So i don’t think it’s a secret that i took… a long break from blogging. like super long. and I feel like I needed that. But, also, while not blogging, i wasn’t reading much either… because I simply did not have the time (and I guess i haven’t really spoken about it really).
here’s me trying to turn that into a positive.
* in no way am i saying that if you don’t do any of this you’re a ‘bad’ reader. I’m only talking about myself, and my reading experience *
it’s been a while since i’ve done a discussion post *cracks knuckles* I’m SCARED! please don’t get offended, i really don’t mean to offend anyone at all. I’m just talking about my reading experience.
made me love reading again
the break from reading reignited my love for reading.
reading and having a book blog kind of makes reading feel like a chore sometimes, because you see everyone else reading all these books that you haven’t read and sometimes you feel pressure to read loads (+i’m a mood reader so i literally cannot force myself to read a book if i really don’t want to read it).
even now, yes i feel a little bit of pressure, but i try to ignore that and focus more on the fact that I’m a reader first, and a blogger second. That may not be how everyone sees it, I’m not saying that’s how you should, but that’s just how I like to look at it. If i don’t look at it like that, and separate the two, I get anxious over the number of books i’ve read. which is silly, but it’s true.
I look at loads of other bloggers and some are reading SO much more (hence why i don’t really communicate on GR because it’s INTIMIDATING) and so even when i read 9** books in a month, i still feel like i should be reading more to be like other bloggers.
but what’s important is the books I’m reading, not the books other people are reading. and taking a break from blogging, and reading, had helped me realise that and help me ignore the pressure from other bloggers (pressure that they don’t even mean to put on others)
**not the norm for me!! only during lockdown!!
picking books more closely.
really debating what to read –> higher chance of LIKING IT. ENJOYING READING.
What i mean is, i now debate a lot more whether or not I’m going to read a book. there’s nothing wrong with reading books on a whim, i think that’s actually great (a really old post about that here) but right now, i want to be picky with what i read. I don’t read a lot of books / buy a lot of books so i really want to make sure that what i read i will enjoy. (obviously, some books will sound really great and turn out to be hot trash but,,, not every book is going to be loved by every person that reads it)
i did a major tbr purge on my GR, actually evaluating which books i wanted to read or not realistically. some had been on there since i first got Goodreads and now would not touch with a ten ft barge pole. totally worth it. there are now just over 30!!
I know not to waste any time on books that i know I’m not going to like. I’m not going to pick up a book if I’m not too sure about it yet. I’ll wait, read some reviews, and reassess later. I know you never know if you like the book or not until you read it, but you can DEF!! filter the books on your TBR and see if it’s something that sounds good/interesting and look at other reviews of it before purchasing it!

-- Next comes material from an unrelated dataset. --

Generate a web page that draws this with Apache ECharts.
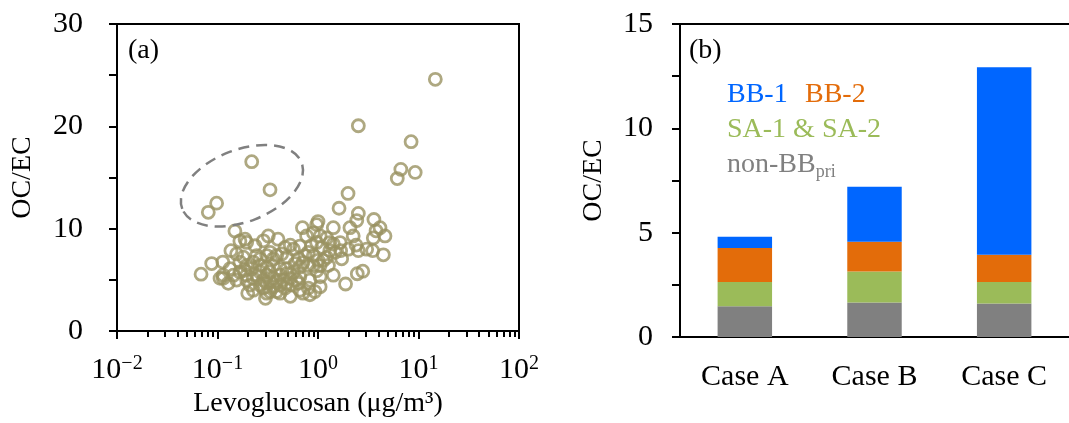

I’m not saying that before i payed no attention to what i was reading. before though, i was very happy with the books i was reading. But, sometimes, because of that, i felt I wasn’t critical enough, like it was a problem that i was enjoying the books i was reading.
Not reading, and not doing any reviews kind of gave me a blank canvas to start on. obviously, there are books that i love love love and want to build shrines for. but i think having that break from reading (and maturing) has made me approach books in a different way.
I now pay wayyy more attention to what i’m reading. I have more critiques for books,– rather than completely flying through them and claiming “i love them!!” — even if i do love them. do you get what i mean?
I’m not saying you have to be critical to be a good reader at all. but, where i’m at now in this middle-ground between what i was doing and being critical makes me feel like my reading experience is better.
what do you think? have you ever taken a break from reading / blogging? have / do you feel similar pressures from blogging? Let me know!!